Transcribe the data in full and exactly, omitting any pictures.

--- Start Supplied information ---

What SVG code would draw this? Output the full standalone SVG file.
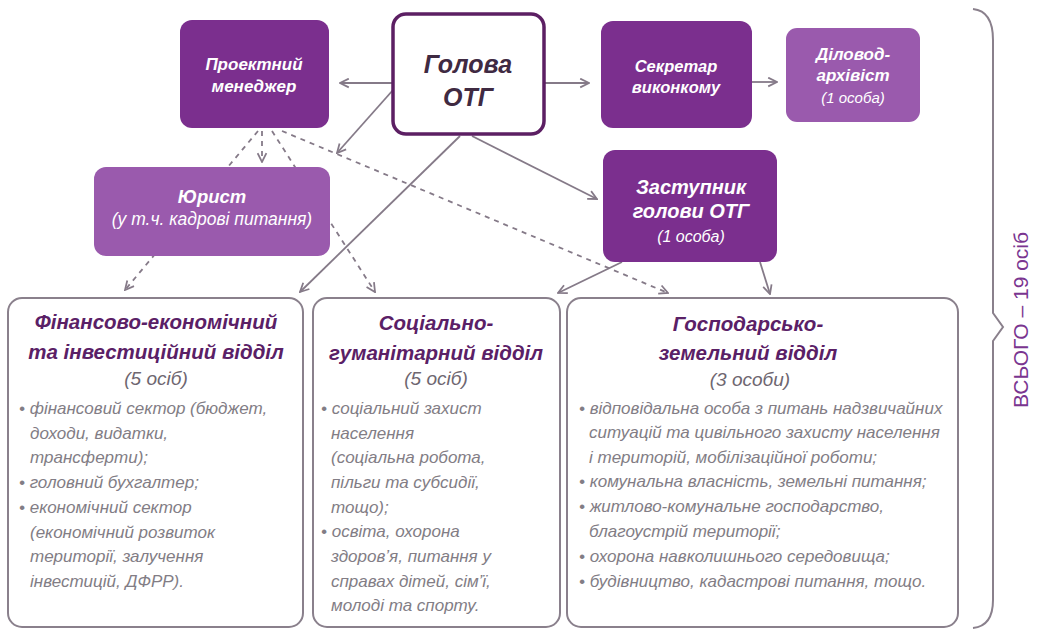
<svg xmlns="http://www.w3.org/2000/svg" width="1040" height="632" viewBox="0 0 1040 632">
  <style>
    text { font-family: "Liberation Sans", Arial, sans-serif; font-style: italic; }
    .dark { fill: #7b2f8e; }
    .light { fill: #9a5aad; }
    .wt { fill: #ffffff; font-weight: bold; font-size: 16.5px; text-anchor: middle; }
    .wn { fill: #ffffff; font-size: 15px; text-anchor: middle; }
    .head { fill: #3f2a42; font-weight: bold; font-size: 25px; text-anchor: middle; }
    .dept { fill: #ffffff; stroke: #8a808c; stroke-width: 2; }
    .title { fill: #5a2066; font-weight: bold; font-size: 20.5px; text-anchor: middle; }
    .count { fill: #6e6670; font-size: 19px; text-anchor: middle; }
    .item { fill: #827d85; font-size: 17px; }
    .link { fill: none; stroke: #857a88; stroke-width: 1.8; }
    .dash { stroke-dasharray: 5 5; }
    .brace { fill: none; stroke: #8a808c; stroke-width: 2; }
    .total { fill: #7a3590; font-style: normal; font-size: 21px; text-anchor: middle; }
  </style>
  <defs>
    <marker id="arrow" viewBox="0 0 10 10" refX="9" refY="5" markerWidth="11" markerHeight="11" markerUnits="userSpaceOnUse" orient="auto">
      <path d="M1,1 L9,5 L1,9" fill="none" stroke="#857a88" stroke-width="1.6"/>
    </marker>
  </defs>

  <rect width="1040" height="632" fill="#ffffff"/>

  <!-- connectors -->
  <g id="connectors">
    <line class="link" x1="392" y1="83" x2="340" y2="83" marker-end="url(#arrow)"/>
    <line class="link" x1="545" y1="83" x2="589" y2="83" marker-end="url(#arrow)"/>
    <line class="link" x1="752" y1="82" x2="777" y2="82" marker-end="url(#arrow)"/>
    <line class="link" x1="393" y1="90" x2="337" y2="153" marker-end="url(#arrow)"/>
    <line class="link" x1="460" y1="136" x2="300" y2="292" marker-end="url(#arrow)"/>
    <line class="link" x1="472" y1="136" x2="597" y2="199" marker-end="url(#arrow)"/>
    <line class="link" x1="622" y1="262" x2="558" y2="293" marker-end="url(#arrow)"/>
    <line class="link" x1="760" y1="262" x2="770" y2="294" marker-end="url(#arrow)"/>
    <line class="link dash" x1="262" y1="131" x2="262" y2="162" marker-end="url(#arrow)"/>
    <line class="link dash" x1="258" y1="131" x2="125" y2="290" marker-end="url(#arrow)"/>
    <line class="link dash" x1="272" y1="131" x2="375" y2="292" marker-end="url(#arrow)"/>
    <line class="link dash" x1="282" y1="131" x2="668" y2="293" marker-end="url(#arrow)"/>
  </g>

  <g id="project-manager">
    <rect class="dark" x="180" y="20" width="149" height="108" rx="12"/>
    <text class="wt" x="254" y="70" style="font-size:17px">Проектний</text>
    <text class="wt" x="254" y="92" style="font-size:17px">менеджер</text>
  </g>

  <g id="head">
    <rect x="393" y="14" width="151" height="120" rx="13" fill="#ffffff" stroke="#5c1f63" stroke-width="3.5"/>
    <text class="head" x="468" y="73">Голова</text>
    <text class="head" x="468" y="106">ОТГ</text>
  </g>

  <g id="secretary">
    <rect class="dark" x="601" y="21" width="151" height="107" rx="12"/>
    <text class="wt" x="676" y="72">Секретар</text>
    <text class="wt" x="676" y="93">виконкому</text>
  </g>

  <g id="archivist">
    <rect class="light" x="786" y="28" width="134" height="94" rx="11"/>
    <text class="wt" x="853" y="60" style="font-size:17px">Діловод-</text>
    <text class="wt" x="853" y="81" style="font-size:17px">архівіст</text>
    <text class="wn" x="853" y="103">(1 особа)</text>
  </g>

  <g id="lawyer">
    <rect class="light" x="94" y="167" width="236" height="89" rx="12"/>
    <text class="wt" x="212" y="203" style="font-size:18.5px">Юрист</text>
    <text class="wn" x="212" y="225" style="font-size:17.5px">(у т.ч. кадрові питання)</text>
  </g>

  <g id="deputy">
    <rect class="dark" x="603" y="150" width="174" height="112" rx="12"/>
    <text class="wt" x="691" y="194" style="font-size:20px">Заступник</text>
    <text class="wt" x="691" y="218" style="font-size:20px">голови ОТГ</text>
    <text class="wn" x="691" y="242" style="font-size:16px">(1 особа)</text>
  </g>

  <g id="finance-dept">
    <rect class="dept" x="8" y="298" width="295" height="329" rx="14"/>
    <text class="title" x="156" y="329">Фінансово-економічний</text>
    <text class="title" x="156" y="359">та інвестиційний відділ</text>
    <text class="count" x="156" y="385">(5 осіб)</text>
    <text class="item" x="19" y="414">• фінансовий сектор (бюджет,</text>
    <text class="item" x="30" y="439">доходи, видатки,</text>
    <text class="item" x="30" y="463">трансферти);</text>
    <text class="item" x="19" y="488">• головний бухгалтер;</text>
    <text class="item" x="19" y="513">• економічний сектор</text>
    <text class="item" x="30" y="538">(економічний розвиток</text>
    <text class="item" x="30" y="562">території, залучення</text>
    <text class="item" x="30" y="587">інвестицій, ДФРР).</text>
  </g>

  <g id="social-dept">
    <rect class="dept" x="313" y="298" width="247" height="329" rx="14"/>
    <text class="title" x="436" y="330">Соціально-</text>
    <text class="title" x="436" y="360">гуманітарний відділ</text>
    <text class="count" x="436" y="385">(5 осіб)</text>
    <text class="item" x="321" y="414">• соціальний захист</text>
    <text class="item" x="331" y="439">населення</text>
    <text class="item" x="331" y="463">(соціальна робота,</text>
    <text class="item" x="331" y="488">пільги та субсидії,</text>
    <text class="item" x="331" y="513">тощо);</text>
    <text class="item" x="321" y="537">• освіта, охорона</text>
    <text class="item" x="331" y="562">здоров’я, питання у</text>
    <text class="item" x="331" y="587">справах дітей, сім’ї,</text>
    <text class="item" x="331" y="611">молоді та спорту.</text>
  </g>

  <g id="economy-dept">
    <rect class="dept" x="567" y="298" width="391" height="329" rx="14"/>
    <text class="title" x="748" y="331">Господарсько-</text>
    <text class="title" x="748" y="360">земельний відділ</text>
    <text class="count" x="750" y="386">(3 особи)</text>
    <text class="item" x="579" y="414">• відповідальна особа з питань надзвичайних</text>
    <text class="item" x="589" y="438">ситуацій та цивільного захисту населення</text>
    <text class="item" x="589" y="463">і територій, мобілізаційної роботи;</text>
    <text class="item" x="579" y="487">• комунальна власність, земельні питання;</text>
    <text class="item" x="579" y="512">• житлово-комунальне господарство,</text>
    <text class="item" x="589" y="537">благоустрій території;</text>
    <text class="item" x="579" y="562">• охорона навколишнього середовища;</text>
    <text class="item" x="579" y="587">• будівництво, кадастрові питання, тощо.</text>
  </g>

  <g id="total">
    <path class="brace" d="M973,9 Q993,11 993,40 L993,313 L1003,327 L993,341 L993,600 Q993,626 973,628"/>
    <text class="total" transform="translate(1028,320) rotate(-90)">ВСЬОГО – 19 осіб</text>
  </g>
</svg>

--- End Supplied information ---

— Written answer —
What SVG code would draw this? Output the full standalone SVG file.
<svg xmlns="http://www.w3.org/2000/svg" width="1040" height="632" viewBox="0 0 1040 632">
  <style>
    text { font-family: "Liberation Sans", Arial, sans-serif; font-style: italic; }
    .dark { fill: #7b2f8e; }
    .light { fill: #9a5aad; }
    .wt { fill: #ffffff; font-weight: bold; font-size: 16.5px; text-anchor: middle; }
    .wn { fill: #ffffff; font-size: 15px; text-anchor: middle; }
    .head { fill: #3f2a42; font-weight: bold; font-size: 25px; text-anchor: middle; }
    .dept { fill: #ffffff; stroke: #8a808c; stroke-width: 2; }
    .title { fill: #5a2066; font-weight: bold; font-size: 20.5px; text-anchor: middle; }
    .count { fill: #6e6670; font-size: 19px; text-anchor: middle; }
    .item { fill: #827d85; font-size: 17px; }
    .link { fill: none; stroke: #857a88; stroke-width: 1.8; }
    .dash { stroke-dasharray: 5 5; }
    .brace { fill: none; stroke: #8a808c; stroke-width: 2; }
    .total { fill: #7a3590; font-style: normal; font-size: 21px; text-anchor: middle; }
  </style>
  <defs>
    <marker id="arrow" viewBox="0 0 10 10" refX="9" refY="5" markerWidth="11" markerHeight="11" markerUnits="userSpaceOnUse" orient="auto">
      <path d="M1,1 L9,5 L1,9" fill="none" stroke="#857a88" stroke-width="1.6"/>
    </marker>
  </defs>

  <rect width="1040" height="632" fill="#ffffff"/>

  <!-- connectors -->
  <g id="connectors">
    <line class="link" x1="392" y1="83" x2="340" y2="83" marker-end="url(#arrow)"/>
    <line class="link" x1="545" y1="83" x2="589" y2="83" marker-end="url(#arrow)"/>
    <line class="link" x1="752" y1="82" x2="777" y2="82" marker-end="url(#arrow)"/>
    <line class="link" x1="393" y1="90" x2="337" y2="153" marker-end="url(#arrow)"/>
    <line class="link" x1="460" y1="136" x2="300" y2="292" marker-end="url(#arrow)"/>
    <line class="link" x1="472" y1="136" x2="597" y2="199" marker-end="url(#arrow)"/>
    <line class="link" x1="622" y1="262" x2="558" y2="293" marker-end="url(#arrow)"/>
    <line class="link" x1="760" y1="262" x2="770" y2="294" marker-end="url(#arrow)"/>
    <line class="link dash" x1="262" y1="131" x2="262" y2="162" marker-end="url(#arrow)"/>
    <line class="link dash" x1="258" y1="131" x2="125" y2="290" marker-end="url(#arrow)"/>
    <line class="link dash" x1="272" y1="131" x2="375" y2="292" marker-end="url(#arrow)"/>
    <line class="link dash" x1="282" y1="131" x2="668" y2="293" marker-end="url(#arrow)"/>
  </g>

  <g id="project-manager">
    <rect class="dark" x="180" y="20" width="149" height="108" rx="12"/>
    <text class="wt" x="254" y="70" style="font-size:17px">Проектний</text>
    <text class="wt" x="254" y="92" style="font-size:17px">менеджер</text>
  </g>

  <g id="head">
    <rect x="393" y="14" width="151" height="120" rx="13" fill="#ffffff" stroke="#5c1f63" stroke-width="3.5"/>
    <text class="head" x="468" y="73">Голова</text>
    <text class="head" x="468" y="106">ОТГ</text>
  </g>

  <g id="secretary">
    <rect class="dark" x="601" y="21" width="151" height="107" rx="12"/>
    <text class="wt" x="676" y="72">Секретар</text>
    <text class="wt" x="676" y="93">виконкому</text>
  </g>

  <g id="archivist">
    <rect class="light" x="786" y="28" width="134" height="94" rx="11"/>
    <text class="wt" x="853" y="60" style="font-size:17px">Діловод-</text>
    <text class="wt" x="853" y="81" style="font-size:17px">архівіст</text>
    <text class="wn" x="853" y="103">(1 особа)</text>
  </g>

  <g id="lawyer">
    <rect class="light" x="94" y="167" width="236" height="89" rx="12"/>
    <text class="wt" x="212" y="203" style="font-size:18.5px">Юрист</text>
    <text class="wn" x="212" y="225" style="font-size:17.5px">(у т.ч. кадрові питання)</text>
  </g>

  <g id="deputy">
    <rect class="dark" x="603" y="150" width="174" height="112" rx="12"/>
    <text class="wt" x="691" y="194" style="font-size:20px">Заступник</text>
    <text class="wt" x="691" y="218" style="font-size:20px">голови ОТГ</text>
    <text class="wn" x="691" y="242" style="font-size:16px">(1 особа)</text>
  </g>

  <g id="finance-dept">
    <rect class="dept" x="8" y="298" width="295" height="329" rx="14"/>
    <text class="title" x="156" y="329">Фінансово-економічний</text>
    <text class="title" x="156" y="359">та інвестиційний відділ</text>
    <text class="count" x="156" y="385">(5 осіб)</text>
    <text class="item" x="19" y="414">• фінансовий сектор (бюджет,</text>
    <text class="item" x="30" y="439">доходи, видатки,</text>
    <text class="item" x="30" y="463">трансферти);</text>
    <text class="item" x="19" y="488">• головний бухгалтер;</text>
    <text class="item" x="19" y="513">• економічний сектор</text>
    <text class="item" x="30" y="538">(економічний розвиток</text>
    <text class="item" x="30" y="562">території, залучення</text>
    <text class="item" x="30" y="587">інвестицій, ДФРР).</text>
  </g>

  <g id="social-dept">
    <rect class="dept" x="313" y="298" width="247" height="329" rx="14"/>
    <text class="title" x="436" y="330">Соціально-</text>
    <text class="title" x="436" y="360">гуманітарний відділ</text>
    <text class="count" x="436" y="385">(5 осіб)</text>
    <text class="item" x="321" y="414">• соціальний захист</text>
    <text class="item" x="331" y="439">населення</text>
    <text class="item" x="331" y="463">(соціальна робота,</text>
    <text class="item" x="331" y="488">пільги та субсидії,</text>
    <text class="item" x="331" y="513">тощо);</text>
    <text class="item" x="321" y="537">• освіта, охорона</text>
    <text class="item" x="331" y="562">здоров’я, питання у</text>
    <text class="item" x="331" y="587">справах дітей, сім’ї,</text>
    <text class="item" x="331" y="611">молоді та спорту.</text>
  </g>

  <g id="economy-dept">
    <rect class="dept" x="567" y="298" width="391" height="329" rx="14"/>
    <text class="title" x="748" y="331">Господарсько-</text>
    <text class="title" x="748" y="360">земельний відділ</text>
    <text class="count" x="750" y="386">(3 особи)</text>
    <text class="item" x="579" y="414">• відповідальна особа з питань надзвичайних</text>
    <text class="item" x="589" y="438">ситуацій та цивільного захисту населення</text>
    <text class="item" x="589" y="463">і територій, мобілізаційної роботи;</text>
    <text class="item" x="579" y="487">• комунальна власність, земельні питання;</text>
    <text class="item" x="579" y="512">• житлово-комунальне господарство,</text>
    <text class="item" x="589" y="537">благоустрій території;</text>
    <text class="item" x="579" y="562">• охорона навколишнього середовища;</text>
    <text class="item" x="579" y="587">• будівництво, кадастрові питання, тощо.</text>
  </g>

  <g id="total">
    <path class="brace" d="M973,9 Q993,11 993,40 L993,313 L1003,327 L993,341 L993,600 Q993,626 973,628"/>
    <text class="total" transform="translate(1028,320) rotate(-90)">ВСЬОГО – 19 осіб</text>
  </g>
</svg>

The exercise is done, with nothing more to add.